#### Information supplied:
•••
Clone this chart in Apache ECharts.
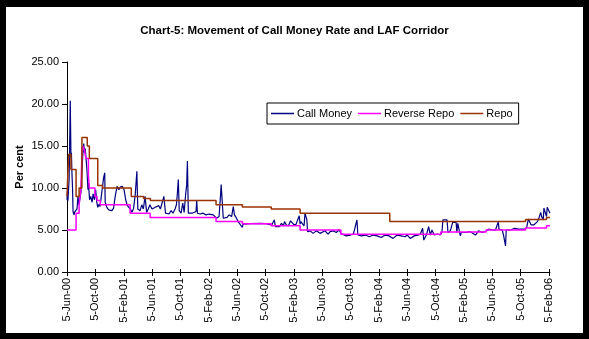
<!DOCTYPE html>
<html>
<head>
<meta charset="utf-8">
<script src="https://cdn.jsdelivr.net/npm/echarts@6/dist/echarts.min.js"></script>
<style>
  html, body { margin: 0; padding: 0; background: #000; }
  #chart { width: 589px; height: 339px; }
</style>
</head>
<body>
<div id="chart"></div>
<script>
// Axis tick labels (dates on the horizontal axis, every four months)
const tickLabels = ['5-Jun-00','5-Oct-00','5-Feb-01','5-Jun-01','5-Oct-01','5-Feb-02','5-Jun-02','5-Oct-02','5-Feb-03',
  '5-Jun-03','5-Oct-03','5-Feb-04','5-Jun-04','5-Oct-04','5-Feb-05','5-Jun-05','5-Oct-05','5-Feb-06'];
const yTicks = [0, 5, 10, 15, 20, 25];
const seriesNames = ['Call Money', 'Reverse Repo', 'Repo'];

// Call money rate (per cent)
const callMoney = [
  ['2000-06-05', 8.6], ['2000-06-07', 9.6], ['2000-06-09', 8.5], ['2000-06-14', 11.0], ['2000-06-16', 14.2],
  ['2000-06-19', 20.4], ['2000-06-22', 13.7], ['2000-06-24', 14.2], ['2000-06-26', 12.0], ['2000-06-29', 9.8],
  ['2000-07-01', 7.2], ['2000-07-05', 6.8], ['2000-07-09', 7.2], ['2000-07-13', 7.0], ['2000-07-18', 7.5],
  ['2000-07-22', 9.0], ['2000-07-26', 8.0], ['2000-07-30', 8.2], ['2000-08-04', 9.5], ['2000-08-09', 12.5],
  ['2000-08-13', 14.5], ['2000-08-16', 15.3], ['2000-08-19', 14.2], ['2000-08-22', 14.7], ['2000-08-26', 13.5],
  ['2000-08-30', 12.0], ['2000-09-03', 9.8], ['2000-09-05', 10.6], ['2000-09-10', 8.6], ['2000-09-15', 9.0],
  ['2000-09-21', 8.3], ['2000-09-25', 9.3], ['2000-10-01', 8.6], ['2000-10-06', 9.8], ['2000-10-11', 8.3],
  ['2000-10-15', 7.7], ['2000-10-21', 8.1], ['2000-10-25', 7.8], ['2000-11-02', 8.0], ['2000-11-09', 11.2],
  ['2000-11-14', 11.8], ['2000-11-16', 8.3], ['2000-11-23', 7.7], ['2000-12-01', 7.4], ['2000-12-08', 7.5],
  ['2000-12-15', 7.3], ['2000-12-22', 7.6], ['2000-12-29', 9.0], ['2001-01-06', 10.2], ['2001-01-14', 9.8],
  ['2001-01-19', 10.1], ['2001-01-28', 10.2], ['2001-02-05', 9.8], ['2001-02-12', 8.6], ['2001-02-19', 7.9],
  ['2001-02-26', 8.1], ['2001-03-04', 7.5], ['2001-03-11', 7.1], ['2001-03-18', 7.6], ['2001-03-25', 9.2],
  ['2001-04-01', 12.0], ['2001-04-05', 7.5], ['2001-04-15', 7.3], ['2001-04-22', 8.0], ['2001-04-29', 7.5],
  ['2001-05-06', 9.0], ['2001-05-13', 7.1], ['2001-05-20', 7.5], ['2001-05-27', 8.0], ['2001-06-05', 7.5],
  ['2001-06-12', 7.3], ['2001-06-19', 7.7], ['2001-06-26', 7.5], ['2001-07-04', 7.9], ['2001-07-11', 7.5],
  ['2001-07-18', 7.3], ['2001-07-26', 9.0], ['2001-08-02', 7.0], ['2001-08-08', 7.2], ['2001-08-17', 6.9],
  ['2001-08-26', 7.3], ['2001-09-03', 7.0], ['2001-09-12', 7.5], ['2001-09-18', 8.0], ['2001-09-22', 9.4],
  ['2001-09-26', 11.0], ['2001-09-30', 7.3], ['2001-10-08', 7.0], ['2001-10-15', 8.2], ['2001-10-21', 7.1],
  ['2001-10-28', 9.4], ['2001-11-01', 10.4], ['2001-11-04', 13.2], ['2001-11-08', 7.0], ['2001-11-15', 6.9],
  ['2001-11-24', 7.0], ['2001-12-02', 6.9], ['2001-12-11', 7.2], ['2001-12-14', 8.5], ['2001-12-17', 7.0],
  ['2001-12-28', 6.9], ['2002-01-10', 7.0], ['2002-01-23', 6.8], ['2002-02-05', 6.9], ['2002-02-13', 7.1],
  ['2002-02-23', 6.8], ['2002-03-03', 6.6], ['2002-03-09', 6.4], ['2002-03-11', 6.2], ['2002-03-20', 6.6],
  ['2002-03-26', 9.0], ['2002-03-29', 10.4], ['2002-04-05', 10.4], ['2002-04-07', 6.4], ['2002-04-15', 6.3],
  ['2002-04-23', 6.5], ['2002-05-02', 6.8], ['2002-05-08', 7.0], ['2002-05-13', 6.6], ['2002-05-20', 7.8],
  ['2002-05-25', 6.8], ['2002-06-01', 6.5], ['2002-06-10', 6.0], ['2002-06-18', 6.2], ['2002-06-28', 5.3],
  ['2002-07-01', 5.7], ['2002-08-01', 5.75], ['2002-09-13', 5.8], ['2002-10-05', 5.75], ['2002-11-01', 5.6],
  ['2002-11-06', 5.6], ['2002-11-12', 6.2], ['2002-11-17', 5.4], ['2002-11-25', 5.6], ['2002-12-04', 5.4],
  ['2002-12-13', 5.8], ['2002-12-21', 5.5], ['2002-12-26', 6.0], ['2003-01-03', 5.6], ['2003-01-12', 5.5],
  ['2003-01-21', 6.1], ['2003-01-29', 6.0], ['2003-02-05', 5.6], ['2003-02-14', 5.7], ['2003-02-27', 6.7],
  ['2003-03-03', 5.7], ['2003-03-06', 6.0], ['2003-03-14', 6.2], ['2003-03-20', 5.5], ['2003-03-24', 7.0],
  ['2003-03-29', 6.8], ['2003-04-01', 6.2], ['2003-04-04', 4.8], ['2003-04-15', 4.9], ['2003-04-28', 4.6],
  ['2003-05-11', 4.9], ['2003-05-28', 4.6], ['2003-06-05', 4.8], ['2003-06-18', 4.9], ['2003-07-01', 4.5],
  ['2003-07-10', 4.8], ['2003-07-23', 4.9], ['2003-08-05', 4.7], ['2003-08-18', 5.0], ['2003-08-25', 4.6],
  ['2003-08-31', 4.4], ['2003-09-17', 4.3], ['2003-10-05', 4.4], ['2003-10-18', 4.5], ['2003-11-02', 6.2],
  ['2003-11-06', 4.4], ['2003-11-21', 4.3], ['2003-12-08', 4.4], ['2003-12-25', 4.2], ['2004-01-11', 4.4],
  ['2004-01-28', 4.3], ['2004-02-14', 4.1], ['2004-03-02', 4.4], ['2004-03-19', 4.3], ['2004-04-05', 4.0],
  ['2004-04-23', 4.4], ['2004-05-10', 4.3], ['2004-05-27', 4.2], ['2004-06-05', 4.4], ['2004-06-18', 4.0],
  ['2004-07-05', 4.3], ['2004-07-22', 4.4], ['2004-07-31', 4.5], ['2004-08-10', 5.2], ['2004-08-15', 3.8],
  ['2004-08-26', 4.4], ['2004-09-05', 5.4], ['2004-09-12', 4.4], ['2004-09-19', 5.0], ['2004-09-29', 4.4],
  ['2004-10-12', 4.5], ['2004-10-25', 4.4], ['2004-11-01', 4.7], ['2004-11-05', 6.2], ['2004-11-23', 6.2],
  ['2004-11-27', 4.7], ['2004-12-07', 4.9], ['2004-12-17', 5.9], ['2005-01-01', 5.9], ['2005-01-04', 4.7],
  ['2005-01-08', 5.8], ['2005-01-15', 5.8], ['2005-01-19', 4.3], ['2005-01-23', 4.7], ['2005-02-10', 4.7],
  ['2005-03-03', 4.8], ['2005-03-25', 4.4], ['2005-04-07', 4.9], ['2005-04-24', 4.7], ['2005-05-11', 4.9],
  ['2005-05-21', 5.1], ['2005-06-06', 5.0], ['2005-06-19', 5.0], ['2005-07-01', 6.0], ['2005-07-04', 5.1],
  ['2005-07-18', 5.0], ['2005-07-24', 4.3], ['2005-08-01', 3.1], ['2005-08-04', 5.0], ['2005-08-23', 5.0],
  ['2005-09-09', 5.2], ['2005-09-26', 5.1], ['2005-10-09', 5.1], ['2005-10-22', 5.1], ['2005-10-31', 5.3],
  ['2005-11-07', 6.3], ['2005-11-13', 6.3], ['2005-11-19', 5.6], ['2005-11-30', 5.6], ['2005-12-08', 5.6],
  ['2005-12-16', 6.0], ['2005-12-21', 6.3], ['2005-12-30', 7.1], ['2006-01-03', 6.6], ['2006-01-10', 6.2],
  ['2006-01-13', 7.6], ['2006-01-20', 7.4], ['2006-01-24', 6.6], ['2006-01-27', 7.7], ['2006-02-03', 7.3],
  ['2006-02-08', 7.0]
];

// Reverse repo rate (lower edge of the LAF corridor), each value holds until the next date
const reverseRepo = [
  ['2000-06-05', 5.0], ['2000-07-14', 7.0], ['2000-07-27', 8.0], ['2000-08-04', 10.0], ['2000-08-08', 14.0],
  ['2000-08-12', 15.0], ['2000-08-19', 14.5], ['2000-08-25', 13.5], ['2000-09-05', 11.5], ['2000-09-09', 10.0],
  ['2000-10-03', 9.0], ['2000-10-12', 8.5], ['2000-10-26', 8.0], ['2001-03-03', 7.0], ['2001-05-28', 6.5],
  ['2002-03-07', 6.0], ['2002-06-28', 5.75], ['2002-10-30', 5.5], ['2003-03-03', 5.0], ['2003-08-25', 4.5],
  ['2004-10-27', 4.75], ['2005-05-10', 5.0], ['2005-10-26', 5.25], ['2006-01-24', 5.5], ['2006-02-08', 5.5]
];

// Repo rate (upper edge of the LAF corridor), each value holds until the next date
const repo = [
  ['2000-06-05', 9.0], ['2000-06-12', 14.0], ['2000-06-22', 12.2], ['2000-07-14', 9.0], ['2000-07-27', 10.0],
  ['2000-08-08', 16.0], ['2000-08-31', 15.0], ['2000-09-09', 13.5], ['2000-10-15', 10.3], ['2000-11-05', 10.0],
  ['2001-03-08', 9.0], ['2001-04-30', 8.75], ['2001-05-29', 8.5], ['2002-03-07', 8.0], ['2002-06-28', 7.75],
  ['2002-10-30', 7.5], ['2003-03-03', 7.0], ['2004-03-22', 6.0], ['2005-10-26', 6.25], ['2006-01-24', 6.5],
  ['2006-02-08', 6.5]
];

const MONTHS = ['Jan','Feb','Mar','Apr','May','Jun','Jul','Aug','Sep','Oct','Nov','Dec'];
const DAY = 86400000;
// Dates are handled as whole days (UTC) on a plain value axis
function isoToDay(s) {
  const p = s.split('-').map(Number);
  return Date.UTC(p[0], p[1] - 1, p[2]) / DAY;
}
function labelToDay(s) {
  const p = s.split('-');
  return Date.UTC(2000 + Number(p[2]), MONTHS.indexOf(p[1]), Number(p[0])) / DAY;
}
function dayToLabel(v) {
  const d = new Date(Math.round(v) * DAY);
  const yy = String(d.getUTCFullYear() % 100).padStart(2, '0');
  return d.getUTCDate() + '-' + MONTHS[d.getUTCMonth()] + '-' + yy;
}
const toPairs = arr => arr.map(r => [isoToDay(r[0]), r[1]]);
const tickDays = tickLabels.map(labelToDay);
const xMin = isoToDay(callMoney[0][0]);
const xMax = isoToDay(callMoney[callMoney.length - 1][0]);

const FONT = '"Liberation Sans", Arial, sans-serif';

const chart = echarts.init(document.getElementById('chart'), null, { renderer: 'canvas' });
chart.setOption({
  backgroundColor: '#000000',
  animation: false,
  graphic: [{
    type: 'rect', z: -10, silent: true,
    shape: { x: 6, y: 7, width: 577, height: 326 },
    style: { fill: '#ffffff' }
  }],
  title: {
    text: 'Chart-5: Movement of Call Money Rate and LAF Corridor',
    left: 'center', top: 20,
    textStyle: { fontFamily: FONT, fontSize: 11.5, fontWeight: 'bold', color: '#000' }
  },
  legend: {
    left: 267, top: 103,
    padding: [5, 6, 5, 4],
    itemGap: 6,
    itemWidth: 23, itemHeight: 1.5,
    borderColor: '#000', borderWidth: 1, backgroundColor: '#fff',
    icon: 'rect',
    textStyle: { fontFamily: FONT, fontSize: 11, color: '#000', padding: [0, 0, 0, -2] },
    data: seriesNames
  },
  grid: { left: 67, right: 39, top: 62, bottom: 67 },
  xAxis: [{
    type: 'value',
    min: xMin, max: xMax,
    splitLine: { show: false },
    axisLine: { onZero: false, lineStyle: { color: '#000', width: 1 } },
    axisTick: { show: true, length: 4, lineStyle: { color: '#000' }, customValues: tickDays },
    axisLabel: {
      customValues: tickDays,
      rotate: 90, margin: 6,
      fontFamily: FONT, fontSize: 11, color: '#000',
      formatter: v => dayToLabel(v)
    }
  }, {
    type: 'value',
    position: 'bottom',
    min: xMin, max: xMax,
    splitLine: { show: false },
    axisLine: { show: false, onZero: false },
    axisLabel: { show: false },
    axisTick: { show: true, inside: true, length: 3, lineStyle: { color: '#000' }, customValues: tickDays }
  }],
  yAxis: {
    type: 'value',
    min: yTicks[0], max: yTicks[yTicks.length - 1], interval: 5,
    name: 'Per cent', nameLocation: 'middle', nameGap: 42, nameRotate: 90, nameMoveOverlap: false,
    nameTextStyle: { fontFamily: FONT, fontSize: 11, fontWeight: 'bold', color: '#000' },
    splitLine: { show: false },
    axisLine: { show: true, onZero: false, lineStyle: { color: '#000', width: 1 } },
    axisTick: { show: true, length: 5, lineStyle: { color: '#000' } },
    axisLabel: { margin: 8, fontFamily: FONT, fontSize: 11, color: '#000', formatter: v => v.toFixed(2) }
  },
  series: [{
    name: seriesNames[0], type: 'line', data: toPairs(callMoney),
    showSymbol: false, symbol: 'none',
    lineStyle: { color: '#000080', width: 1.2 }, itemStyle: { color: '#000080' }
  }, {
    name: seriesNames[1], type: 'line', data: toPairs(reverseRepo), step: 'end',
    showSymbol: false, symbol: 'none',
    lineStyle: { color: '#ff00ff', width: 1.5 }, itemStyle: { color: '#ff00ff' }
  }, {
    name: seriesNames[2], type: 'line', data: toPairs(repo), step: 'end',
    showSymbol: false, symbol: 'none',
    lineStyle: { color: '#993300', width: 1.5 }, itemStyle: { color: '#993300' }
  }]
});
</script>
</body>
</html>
•••
#### Task brief:
Copy nothing but the lines from the top of the material through the line holding "const seriesNames = ['Call", exactly as written; omit pictures.

#### Full solution:
Clone this chart in Apache ECharts.
<!DOCTYPE html>
<html>
<head>
<meta charset="utf-8">
<script src="https://cdn.jsdelivr.net/npm/echarts@6/dist/echarts.min.js"></script>
<style>
  html, body { margin: 0; padding: 0; background: #000; }
  #chart { width: 589px; height: 339px; }
</style>
</head>
<body>
<div id="chart"></div>
<script>
// Axis tick labels (dates on the horizontal axis, every four months)
const tickLabels = ['5-Jun-00','5-Oct-00','5-Feb-01','5-Jun-01','5-Oct-01','5-Feb-02','5-Jun-02','5-Oct-02','5-Feb-03',
  '5-Jun-03','5-Oct-03','5-Feb-04','5-Jun-04','5-Oct-04','5-Feb-05','5-Jun-05','5-Oct-05','5-Feb-06'];
const yTicks = [0, 5, 10, 15, 20, 25];
const seriesNames = ['Call Money', 'Reverse Repo', 'Repo'];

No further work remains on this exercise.